Construction and Evaluation of Mandarin Multimodal Emotional Speech Database
This provides a new database for Mandarin multimodal emotional speech analysis, which is incremental as it extends existing resources to a specific language and modality set.
The researchers constructed a Mandarin multimodal emotional speech database with articulatory kinematics, acoustics, glottal, and facial micro-expression data, labeled with discrete and dimensional emotion categories. They validated the database by achieving an 82% average recognition rate for seven emotions using acoustic data alone, with lower rates for glottal (72%) and kinematics (55.7%) data.

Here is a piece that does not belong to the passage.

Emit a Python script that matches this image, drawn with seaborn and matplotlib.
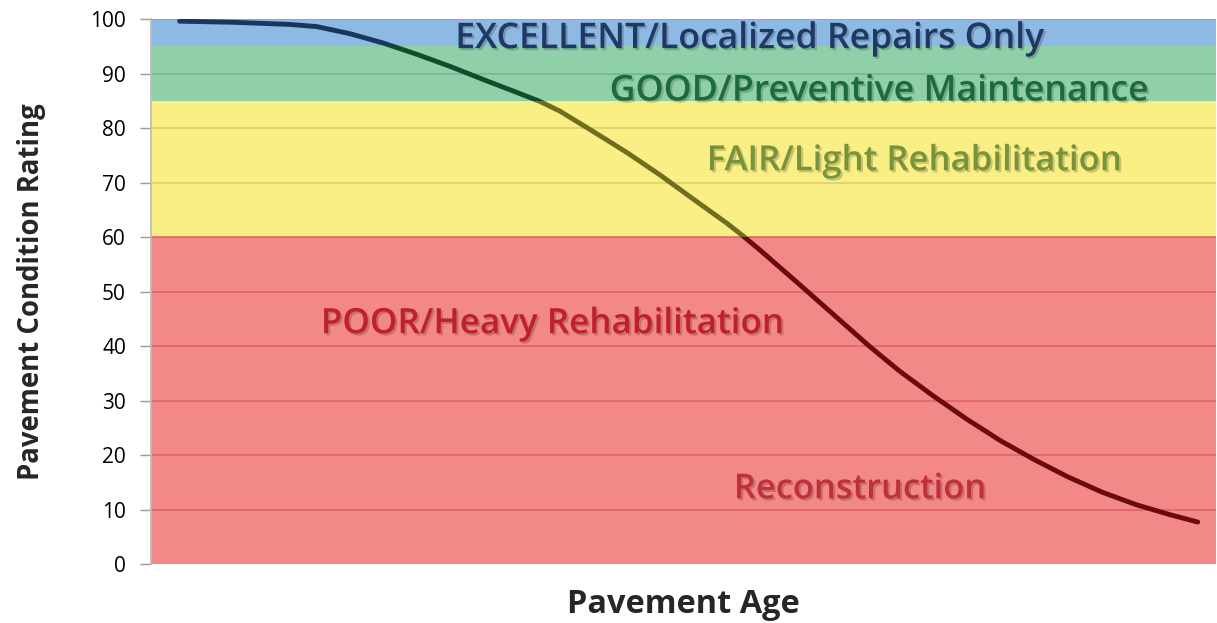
import matplotlib
matplotlib.use("Agg")
import matplotlib.pyplot as plt
import matplotlib.patheffects as pe
from matplotlib.patches import Rectangle
import pandas as pd
import seaborn as sns

# deterioration curve (age axis has no units, 0-100 across the plot)
age = [2.7, 7.7, 13.1, 15.6, 18.7, 21.8, 25.0, 28.1, 31.2, 34.4, 36.5,
       38.4, 41.5, 44.7, 47.8, 50.9, 54.1, 55.6, 57.2, 60.9, 67.5,
       70.3, 73.5, 76.6, 79.8, 83.0, 86.1, 89.3, 92.5, 95.6, 98.3]
pcr = [99.6, 99.4, 99.0, 98.6, 97.3, 95.6, 93.5, 91.3, 88.9, 86.5, 84.9,
       83.1, 79.4, 75.5, 71.4, 67.0, 62.5, 60.2, 57.6, 51.3, 39.9,
       35.4, 30.8, 26.6, 22.6, 19.1, 16.0, 13.2, 10.9, 9.1, 7.7]

# condition bands
band_low = [95, 85, 60, 0]
band_high = [100, 95, 85, 60]
band_fill = ["#8DB9E2", "#8FD0A9", "#F9EF85", "#F28888"]
band_grid = ["#7FA8CF", "#74B892", "#DCD26E", "#DE6468"]
band_line = ["#17375E", "#0D4F2B", "#6E6E1E", "#6A0A0E"]

# labels inside the bands
labels = ["EXCELLENT/Localized Repairs Only", "GOOD/Preventive Maintenance",
          "FAIR/Light Rehabilitation", "POOR/Heavy Rehabilitation", "Reconstruction"]
label_x = [56.2, 68.3, 71.7, 37.7, 66.6]
label_y = [96.3, 86.7, 73.9, 44.0, 13.7]
label_col = ["#1F3864", "#1E6B3A", "#77933C", "#C0202A", "#C0303A"]
label_w = [588, 539, 415, 463, 252]   # rendered width in px

yticks = [0, 10, 20, 30, 40, 50, 60, 70, 80, 90, 100]

sns.set_theme(style="white")
plt.rcParams['font.family'] = ['Open Sans', 'DejaVu Sans']

fig = plt.figure(figsize=(12.17, 6.23), dpi=100)
ax = fig.add_axes([0.124, 0.0947, 0.875, 0.8748])
renderer = fig.canvas.get_renderer()


def fit_width(t, px):
    w = t.get_window_extent(renderer).width
    t.set_fontsize(t.get_fontsize() * px / w)


for lo, hi, c in zip(band_low, band_high, band_fill):
    ax.axhspan(lo, hi, color=c, lw=0, zorder=0)

# grid lines, tinted to the band they fall in
for t in yticks[1:]:
    for lo, hi, g in zip(band_low, band_high, band_grid):
        if lo < t <= hi:
            ax.axhline(t, color=g, lw=1.2, zorder=1)

df = pd.DataFrame({"age": age, "pcr": pcr})
for lo, hi, lc in zip(band_low, band_high, band_line):
    sns.lineplot(data=df, x="age", y="pcr", ax=ax, color=lc, lw=3.5,
                 solid_capstyle="round", solid_joinstyle="round", zorder=3)
    clip = Rectangle((0, lo), 100, hi - lo, transform=ax.transData)
    ax.lines[-1].set_clip_path(clip)

shadow = [pe.withSimplePatchShadow(offset=(1.5, -1.5), shadow_rgbFace="black", alpha=0.18)]
for txt, x, y, c, w in zip(labels, label_x, label_y, label_col, label_w):
    t = ax.text(x, y, txt, color=c, fontsize=20, fontweight=600, ha="center",
                va="center", zorder=4, path_effects=shadow)
    fit_width(t, w)

ax.set_xlim(0, 100)
ax.set_ylim(0, 100)
ax.set_yticks(yticks)
ax.set_xticks([])
ax.tick_params(axis="y", labelsize=15, length=8, width=1, color="#999999",
               left=True, pad=10, labelcolor="black")
for side in ["top", "right", "bottom"]:
    ax.spines[side].set_visible(False)
ax.spines["left"].set_color("#BBBBBB")

ylab = ax.set_ylabel("Pavement Condition Rating", fontsize=19, fontweight="bold", labelpad=32)
xlab = ax.set_xlabel("Pavement Age", fontsize=20, fontweight="bold", labelpad=17)
fit_width(xlab, 233)
ylab.set_fontsize(ylab.get_fontsize() * 375 / ylab.get_window_extent(renderer).height)

fig.savefig("out.png", dpi=100)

A multi-modal emotional speech Mandarin database including articulatory kinematics, acoustics, glottal and facial micro-expressions is designed and established, which is described in detail from the aspects of corpus design, subject selection, recording details and data processing. Where signals are labeled with discrete emotion labels (neutral, happy, pleasant, indifferent, angry, sad, grief) and dimensional emotion labels (pleasure, arousal, dominance). In this paper, the validity of dimension annotation is verified by statistical analysis of dimension annotation data. The SCL-90 scale data of annotators are verified and combined with PAD annotation data for analysis, so as to explore the internal relationship between the outlier phenomenon in annotation and the psychological state of annotators. In order to verify the speech quality and emotion discrimination of the database, this paper uses 3 basic models of SVM, CNN and DNN to calculate the recognition rate of these seven emotions. The results show that the average recognition rate of seven emotions is about 82% when using acoustic data alone. When using glottal data alone, the average recognition rate is about 72%. Using kinematics data alone, the average recognition rate also reaches 55.7%. Therefore, the database is of high quality and can be used as an important source for speech analysis research, especially for the task of multimodal emotional speech analysis.